# Task prompt
Your copy of the material below should match it exactly, except that it holds no pictures.

━━━

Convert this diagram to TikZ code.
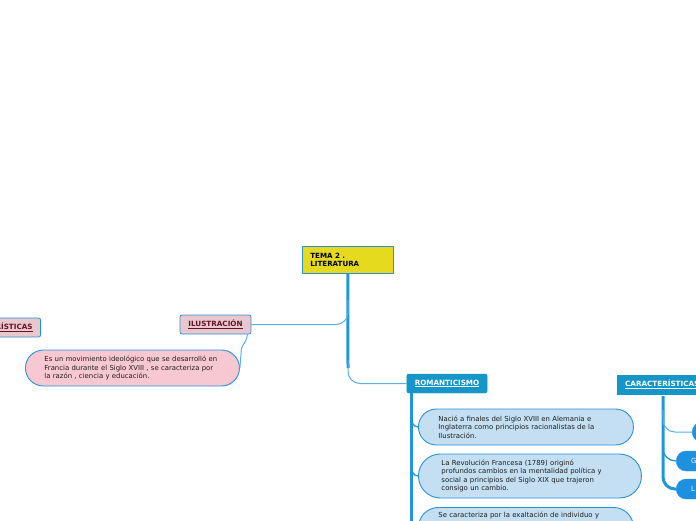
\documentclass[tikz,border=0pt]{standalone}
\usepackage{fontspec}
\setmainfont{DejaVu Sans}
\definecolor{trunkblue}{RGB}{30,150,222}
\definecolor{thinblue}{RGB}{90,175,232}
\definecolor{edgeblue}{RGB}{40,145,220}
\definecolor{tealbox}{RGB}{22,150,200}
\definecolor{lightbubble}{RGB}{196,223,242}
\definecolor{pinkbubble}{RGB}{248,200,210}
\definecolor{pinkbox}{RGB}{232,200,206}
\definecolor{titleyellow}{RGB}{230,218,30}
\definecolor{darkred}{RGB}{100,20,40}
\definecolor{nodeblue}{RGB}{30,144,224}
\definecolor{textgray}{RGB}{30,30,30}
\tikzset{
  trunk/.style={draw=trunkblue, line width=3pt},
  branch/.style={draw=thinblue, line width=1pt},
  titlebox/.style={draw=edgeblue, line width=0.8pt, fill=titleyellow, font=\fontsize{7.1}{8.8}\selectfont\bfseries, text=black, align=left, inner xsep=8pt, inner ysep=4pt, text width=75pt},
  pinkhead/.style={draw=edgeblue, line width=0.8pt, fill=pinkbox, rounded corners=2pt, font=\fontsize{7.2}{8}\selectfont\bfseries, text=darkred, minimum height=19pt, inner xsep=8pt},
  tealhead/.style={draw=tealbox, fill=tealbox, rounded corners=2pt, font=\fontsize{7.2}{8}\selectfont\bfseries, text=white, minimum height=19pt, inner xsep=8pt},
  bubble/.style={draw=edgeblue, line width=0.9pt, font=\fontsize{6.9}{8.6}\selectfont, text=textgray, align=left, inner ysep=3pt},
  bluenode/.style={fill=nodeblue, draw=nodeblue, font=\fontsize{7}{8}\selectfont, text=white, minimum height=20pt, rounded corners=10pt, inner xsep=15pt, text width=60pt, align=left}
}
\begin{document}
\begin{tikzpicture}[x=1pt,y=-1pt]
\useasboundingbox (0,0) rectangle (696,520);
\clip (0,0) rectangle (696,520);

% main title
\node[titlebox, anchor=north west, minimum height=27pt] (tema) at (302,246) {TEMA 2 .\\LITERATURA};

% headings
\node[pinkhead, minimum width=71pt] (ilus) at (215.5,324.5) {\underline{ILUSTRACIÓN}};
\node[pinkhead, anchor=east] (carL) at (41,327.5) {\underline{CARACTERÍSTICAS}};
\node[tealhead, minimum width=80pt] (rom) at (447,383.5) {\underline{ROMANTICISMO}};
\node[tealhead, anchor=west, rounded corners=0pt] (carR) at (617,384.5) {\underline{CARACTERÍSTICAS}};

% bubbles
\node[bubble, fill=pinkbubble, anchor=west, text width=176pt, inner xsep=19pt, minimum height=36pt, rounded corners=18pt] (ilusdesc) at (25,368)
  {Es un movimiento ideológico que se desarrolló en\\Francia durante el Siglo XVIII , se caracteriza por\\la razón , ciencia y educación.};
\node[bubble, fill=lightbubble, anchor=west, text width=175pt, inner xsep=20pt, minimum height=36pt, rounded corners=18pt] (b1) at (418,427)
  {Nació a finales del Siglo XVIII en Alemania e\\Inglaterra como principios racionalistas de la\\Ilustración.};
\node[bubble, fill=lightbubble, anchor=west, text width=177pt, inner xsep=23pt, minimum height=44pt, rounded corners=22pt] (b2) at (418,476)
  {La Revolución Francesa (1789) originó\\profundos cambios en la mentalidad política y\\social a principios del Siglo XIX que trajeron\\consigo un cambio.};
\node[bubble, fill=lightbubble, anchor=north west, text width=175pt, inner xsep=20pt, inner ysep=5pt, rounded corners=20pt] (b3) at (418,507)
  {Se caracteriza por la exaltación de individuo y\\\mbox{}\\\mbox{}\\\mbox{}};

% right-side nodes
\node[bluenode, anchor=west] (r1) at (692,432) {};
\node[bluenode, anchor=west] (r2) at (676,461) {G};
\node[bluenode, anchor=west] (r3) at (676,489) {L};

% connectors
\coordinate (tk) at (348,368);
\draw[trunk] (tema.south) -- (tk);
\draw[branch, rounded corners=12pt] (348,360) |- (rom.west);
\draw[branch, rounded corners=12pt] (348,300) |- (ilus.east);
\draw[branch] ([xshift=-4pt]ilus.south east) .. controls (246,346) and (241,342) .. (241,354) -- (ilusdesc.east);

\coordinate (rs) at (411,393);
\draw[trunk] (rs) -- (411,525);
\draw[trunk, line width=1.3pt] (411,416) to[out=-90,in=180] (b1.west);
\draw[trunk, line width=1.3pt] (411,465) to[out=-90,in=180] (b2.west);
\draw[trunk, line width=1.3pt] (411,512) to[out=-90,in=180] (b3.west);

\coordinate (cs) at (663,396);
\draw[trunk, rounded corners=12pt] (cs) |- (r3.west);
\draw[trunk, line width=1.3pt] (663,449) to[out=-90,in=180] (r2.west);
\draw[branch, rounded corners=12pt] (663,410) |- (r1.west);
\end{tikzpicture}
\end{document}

━━━

# The output
Convert this diagram to TikZ code.
\documentclass[tikz,border=0pt]{standalone}
\usepackage{fontspec}
\setmainfont{DejaVu Sans}
\definecolor{trunkblue}{RGB}{30,150,222}
\definecolor{thinblue}{RGB}{90,175,232}
\definecolor{edgeblue}{RGB}{40,145,220}
\definecolor{tealbox}{RGB}{22,150,200}
\definecolor{lightbubble}{RGB}{196,223,242}
\definecolor{pinkbubble}{RGB}{248,200,210}
\definecolor{pinkbox}{RGB}{232,200,206}
\definecolor{titleyellow}{RGB}{230,218,30}
\definecolor{darkred}{RGB}{100,20,40}
\definecolor{nodeblue}{RGB}{30,144,224}
\definecolor{textgray}{RGB}{30,30,30}
\tikzset{
  trunk/.style={draw=trunkblue, line width=3pt},
  branch/.style={draw=thinblue, line width=1pt},
  titlebox/.style={draw=edgeblue, line width=0.8pt, fill=titleyellow, font=\fontsize{7.1}{8.8}\selectfont\bfseries, text=black, align=left, inner xsep=8pt, inner ysep=4pt, text width=75pt},
  pinkhead/.style={draw=edgeblue, line width=0.8pt, fill=pinkbox, rounded corners=2pt, font=\fontsize{7.2}{8}\selectfont\bfseries, text=darkred, minimum height=19pt, inner xsep=8pt},
  tealhead/.style={draw=tealbox, fill=tealbox, rounded corners=2pt, font=\fontsize{7.2}{8}\selectfont\bfseries, text=white, minimum height=19pt, inner xsep=8pt},
  bubble/.style={draw=edgeblue, line width=0.9pt, font=\fontsize{6.9}{8.6}\selectfont, text=textgray, align=left, inner ysep=3pt},
  bluenode/.style={fill=nodeblue, draw=nodeblue, font=\fontsize{7}{8}\selectfont, text=white, minimum height=20pt, rounded corners=10pt, inner xsep=15pt, text width=60pt, align=left}
}
\begin{document}
\begin{tikzpicture}[x=1pt,y=-1pt]
\useasboundingbox (0,0) rectangle (696,520);
\clip (0,0) rectangle (696,520);

% main title
\node[titlebox, anchor=north west, minimum height=27pt] (tema) at (302,246) {TEMA 2 .\\LITERATURA};

% headings
\node[pinkhead, minimum width=71pt] (ilus) at (215.5,324.5) {\underline{ILUSTRACIÓN}};
\node[pinkhead, anchor=east] (carL) at (41,327.5) {\underline{CARACTERÍSTICAS}};
\node[tealhead, minimum width=80pt] (rom) at (447,383.5) {\underline{ROMANTICISMO}};
\node[tealhead, anchor=west, rounded corners=0pt] (carR) at (617,384.5) {\underline{CARACTERÍSTICAS}};

% bubbles
\node[bubble, fill=pinkbubble, anchor=west, text width=176pt, inner xsep=19pt, minimum height=36pt, rounded corners=18pt] (ilusdesc) at (25,368)
  {Es un movimiento ideológico que se desarrolló en\\Francia durante el Siglo XVIII , se caracteriza por\\la razón , ciencia y educación.};
\node[bubble, fill=lightbubble, anchor=west, text width=175pt, inner xsep=20pt, minimum height=36pt, rounded corners=18pt] (b1) at (418,427)
  {Nació a finales del Siglo XVIII en Alemania e\\Inglaterra como principios racionalistas de la\\Ilustración.};
\node[bubble, fill=lightbubble, anchor=west, text width=177pt, inner xsep=23pt, minimum height=44pt, rounded corners=22pt] (b2) at (418,476)
  {La Revolución Francesa (1789) originó\\profundos cambios en la mentalidad política y\\social a principios del Siglo XIX que trajeron\\consigo un cambio.};
\node[bubble, fill=lightbubble, anchor=north west, text width=175pt, inner xsep=20pt, inner ysep=5pt, rounded corners=20pt] (b3) at (418,507)
  {Se caracteriza por la exaltación de individuo y\\\mbox{}\\\mbox{}\\\mbox{}};

% right-side nodes
\node[bluenode, anchor=west] (r1) at (692,432) {};
\node[bluenode, anchor=west] (r2) at (676,461) {G};
\node[bluenode, anchor=west] (r3) at (676,489) {L};

% connectors
\coordinate (tk) at (348,368);
\draw[trunk] (tema.south) -- (tk);
\draw[branch, rounded corners=12pt] (348,360) |- (rom.west);
\draw[branch, rounded corners=12pt] (348,300) |- (ilus.east);
\draw[branch] ([xshift=-4pt]ilus.south east) .. controls (246,346) and (241,342) .. (241,354) -- (ilusdesc.east);

\coordinate (rs) at (411,393);
\draw[trunk] (rs) -- (411,525);
\draw[trunk, line width=1.3pt] (411,416) to[out=-90,in=180] (b1.west);
\draw[trunk, line width=1.3pt] (411,465) to[out=-90,in=180] (b2.west);
\draw[trunk, line width=1.3pt] (411,512) to[out=-90,in=180] (b3.west);

\coordinate (cs) at (663,396);
\draw[trunk, rounded corners=12pt] (cs) |- (r3.west);
\draw[trunk, line width=1.3pt] (663,449) to[out=-90,in=180] (r2.west);
\draw[branch, rounded corners=12pt] (663,410) |- (r1.west);
\end{tikzpicture}
\end{document}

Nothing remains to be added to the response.